Tuesday, October 19, 2010

Prof. Nagareda Posts Article on Litigation-Arbitration Dichotomy

UPDATE: I was unaware at the time of this post that Professor Nagareda recently passed away. This is a tragic loss for the legal academy and all proceduralists. He made significant and lasting contributions to civil procedure and complex litigation and will be sorely missed.

Professor Richard Nagareda recently posted an article entitled The Litigation-Arbitration Dichotomy Meets the Class Action on SSRN. Here is the abstract:

Courts and commentators often conceive of litigation and arbitration as dichotomous regimes for civil dispute resolution. Two new decisions from the Supreme Court provide the occasion to rethink this conventional view. In Shady Grove v. Allstate Insurance, the Court acknowledges that a class action often alters dramatically the incidence of claiming but, for purposes of the Rules Enabling Act, the Court deems this effect to be merely “incidental.” In Stolt-Nielsen v. AnimalFeeds, however, the Court deems the use of class-wide arbitration to be such a “fundamental” change as to lie outside the authority of arbitrators in the face of contractual silence as to class treatment.

This Article – for the annual Federal Courts, Practice & Procedure issue of the Notre Dame Law Review – urges a more synthetic understanding of litigation and arbitration. For all their differences, the Court’s accounts of class treatment under the Rules Enabling Act and the Federal Arbitration Act (FAA) evidence a deep, but undertheorized, convergence. Shady Grove is the latest of the Court’s efforts to map the proper relationship between federal and state law under the Erie and Hanna doctrines. This Article explains how the Court’s arbitration jurisprudence has come to replicate key structural features of the Erie and Hanna doctrines in litigation. The Article then underscores the transnational dimensions of arbitration in our modern world of globalized commerce – one that frames in a new light the holding in Stolt-Nielsen within the context of the Court’s thinking about extraterritoriality and transnational recognition of judgments in litigation.

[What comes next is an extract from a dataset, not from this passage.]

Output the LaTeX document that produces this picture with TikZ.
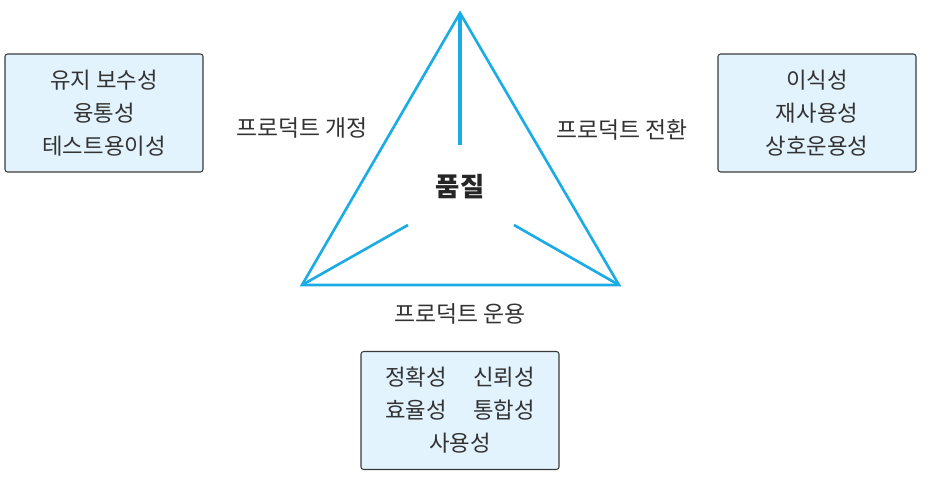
\documentclass[tikz,border=0pt]{standalone}
\usepackage{fontspec}
\setmainfont{Noto Sans CJK KR}
\usetikzlibrary{positioning,calc}
\definecolor{edgeblue}{HTML}{1BACE6}
\definecolor{boxfill}{HTML}{E2F3FD}
\definecolor{boxline}{HTML}{3A3A3A}

\begin{document}
\begin{tikzpicture}[
      qbox/.style={draw=boxline, fill=boxfill, rounded corners=1.5pt, line width=0.6pt,
                   minimum width=3.96cm, minimum height=2.36cm, align=center,
                   font=\fontsize{12.7}{18.8}\selectfont, text=black!80},
      lbl/.style={font=\fontsize{13}{15}\selectfont, text=black!80},
      tri/.style={draw=edgeblue, line width=1.5pt, line join=miter},
      spoke/.style={draw=edgeblue, line width=1.5pt}
    ]
    \useasboundingbox (0,0) rectangle (18.68,9.76);

    % triangle corners
    \coordinate (top) at (9.2,9.5);
    \coordinate (bl) at (6.04,4.06);
    \coordinate (br) at (12.38,4.06);
    \coordinate (topend) at (9.2,6.86);
    \coordinate (blend) at (8.16,5.26);
    \coordinate (brend) at (10.28,5.26);

    \draw[tri] (top) -- (bl) -- (br) -- cycle;
    \draw[spoke, line width=2.3pt] (top) -- (topend);
    \draw[spoke] (bl) -- (blend);
    \draw[spoke] (br) -- (brend);

    \node[lbl, font=\fontsize{15}{17}\selectfont\bfseries, text=black!85] (quality) at (9.2,6.02) {품질};
    \node[lbl] (revision) at (6.04,7.2) {프로덕트 개정};
    \node[lbl] (transition) at (12.44,7.16) {프로덕트 전환};
    \node[lbl] (operation) at (9.2,3.48) {프로덕트 운용};

    \node[qbox] (revbox) at (2.08,7.5) {유지 보수성\\융통성\\테스트용이성};
    \node[qbox] (transbox) at (16.34,7.5) {이식성\\재사용성\\상호운용성};
    \node[qbox] (opbox) at (9.2,1.55) {정확성\hspace{1.2em}신뢰성\\효율성\hspace{1.2em}통합성\\사용성};
  \end{tikzpicture}
\end{document}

The Article then turns to a case now before the Court – AT&T Mobility v. Concepcion – concerning an arbitration clause that would waive the opportunity for consumers to participate in either a class action or a class arbitration. The Article explains how the approach of the lower courts in Concepcion presents the Supreme Court with the counterpart, in the arbitration setting, to the mistaken application of state law rightly overturned in Shady Grove under the Hanna doctrine. Such a view nonetheless would afford ample latitude for contextual, Erie-like analysis of other arbitration clauses with class waivers tantamount to exculpatory clauses. The Article concludes by situating its synthetic conception of litigation and arbitration within ongoing debate over the proposed Arbitration Fairness Act.